Residents’ water bills to go up
Friday, June 22, 2001 | 11 a.m.
Water rates in the Las Vegas Valley will go up in the foreseeable future because of increased electricity costs.
Rates have been stable over the past five years, but electricity costs that are projected to have more than doubled between 2000 and 2003 are forcing increases.
The Colorado River Commission, the state agency responsible for providing power to the Southern Nevada Water Authority, has been able to mitigate electricity price increases through long-term electricity contracts and the sale of excess electricity. Power costs now, however, are rising even with those mitigating factors, although the water authority continues to pay about half what other power users do.
Power costs will continue to rise rapidly over the next year at least, George Caan, executive director of the Colorado River Commission, told the authority Thursday.
Increased power costs have already led to a wholesale price increase of about 30 percent, which local water companies could pass on to residential and business customers within a year.
Caan said the cost of a megawatt hour has gone from $28 last year to about $42 now.
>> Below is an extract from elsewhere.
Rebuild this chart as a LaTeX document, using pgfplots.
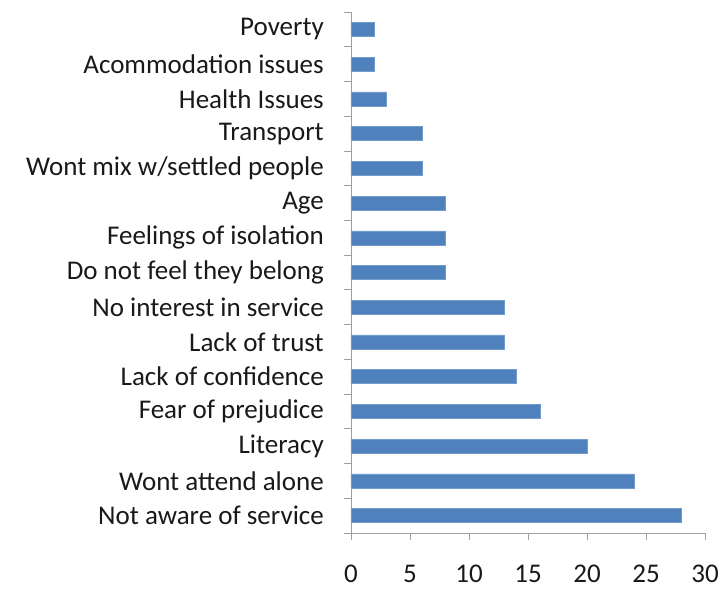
\documentclass[border=0pt]{standalone}
\usepackage{fontspec}
\setmainfont{Carlito}
\usepackage{pgfplots}
\pgfplotsset{compat=1.18}
\definecolor{barblue}{HTML}{4F81BD}
\definecolor{axgray}{HTML}{A0A0A0}
\begin{document}
\fontsize{27}{32}\selectfont
\begin{tikzpicture}
\useasboundingbox (-351pt,-56pt) rectangle (369pt,533pt);
\begin{axis}[
  at={(0,0)}, anchor=south west,
  scale only axis,
  width=354pt, height=521pt,
  xmin=0, xmax=30,
  ymin=-0.5, ymax=14.5,
  axis x line*=bottom, axis y line*=left,
  axis line style={axgray, line width=0.8pt, -},
  xtick={0,5,...,30},
  ytick={0,...,14},
  yticklabels={Not aware of service,Wont attend alone,Literacy,Fear of prejudice,Lack of confidence,Lack of trust,No interest in service,Do not feel they belong,Feelings of isolation,Age,Wont mix w/settled people\ ,Transport,Health Issues,Acommodation issues,Poverty},
  major y tick style={draw=none},
  minor ytick={-0.5,0.5,...,14.5},
  minor y tick style={axgray, line width=0.8pt},
  minor tick length=7pt,
  major x tick style={axgray, line width=0.8pt},
  major tick length=7pt,
  tick align=outside,
  xticklabel style={font=\fontsize{27}{32}\selectfont, yshift=-16pt, text=black!90},
  yticklabel style={font=\fontsize{27}{32}\selectfont, xshift=-11pt, text=black!90},
  /pgf/number format/assume math mode=true,
  xbar, bar width=14pt,
]
\addplot[fill=barblue, draw=barblue!80!white] coordinates {
(28,0) (24,1) (20,2) (16,3) (14,4) (13,5) (13,6) (8,7) (8,8) (8,9) (6,10) (6,11) (3,12) (2,13) (2,14)};
\end{axis}
\end{tikzpicture}
\end{document}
A megawatt hour will likely be $70 next year, he said. A megawatt, which is 1 million watts, is enough to serve about 1,000 Las Vegas homes a month from October through May, and 500 Las Vegas homes a month during the summer.
According to a commission report, the costs are directly related to the skyrocketing cost of natural gas, the primary source of fuel for electric generators throughout the West.
California has been the hardest hit state for both power prices and availability, with rolling blackouts predicted to continue through the summer.
The costs for the water authority are still a far cry from the prices paid by large customers on the wholesale spot market. According to the report, electricity prices for other customers at the same energy source will be about $600 a megawatt hour through the next three months.
The Colorado River Commission has the statutory responsibility to provide power to the water authority, which coordinates water delivery throughout Clark County.
Last year cost-saving strategies cut the cost of power to the authority in half, from about $25 million to $12 million.
Caan told the board that the high energy prices will likely remain unabated for two years.
By 2003, "We will start to see the curve trend downward," he said.
Power plants now under construction are expected to relieve the situation in 2003 or 2004, the report said.
But the power markets and cost to the water authority are likely to remain extremely volatile for some time to come, Caan said. Ironically, a Federal Energy Regulatory Commission decision to put a ceiling on power costs throughout 11 Western states, including California and Nevada, hurt the authority.
The commission is able to sell excess power during high-demand times, offsetting the cost of the electricity. The price ceiling also affects the prices the commission can charge buyers, Caan said.
Authority Chairwoman and Clark County Commissioner Mary Kincaid-Chauncey said the end result for water users tied to municipal systems in the Las Vegas Valley will be higher prices.
The wholesale cost of water has been at about $157 an acre-foot since 1996, but the authority on Thursday raised the wholesale price to $200 an acre-foot for treated Colorado River water.
Those costs may be passed on to consumers through their local purveyors (such as the Las Vegas Valley Water Authority), Kincaid-Chauncey said.
"This power thing affects everybody in every phase of life," she said.
She said consumers would have been harder hit if the Colorado River Commission had not been able to control power costs as effectively as it has.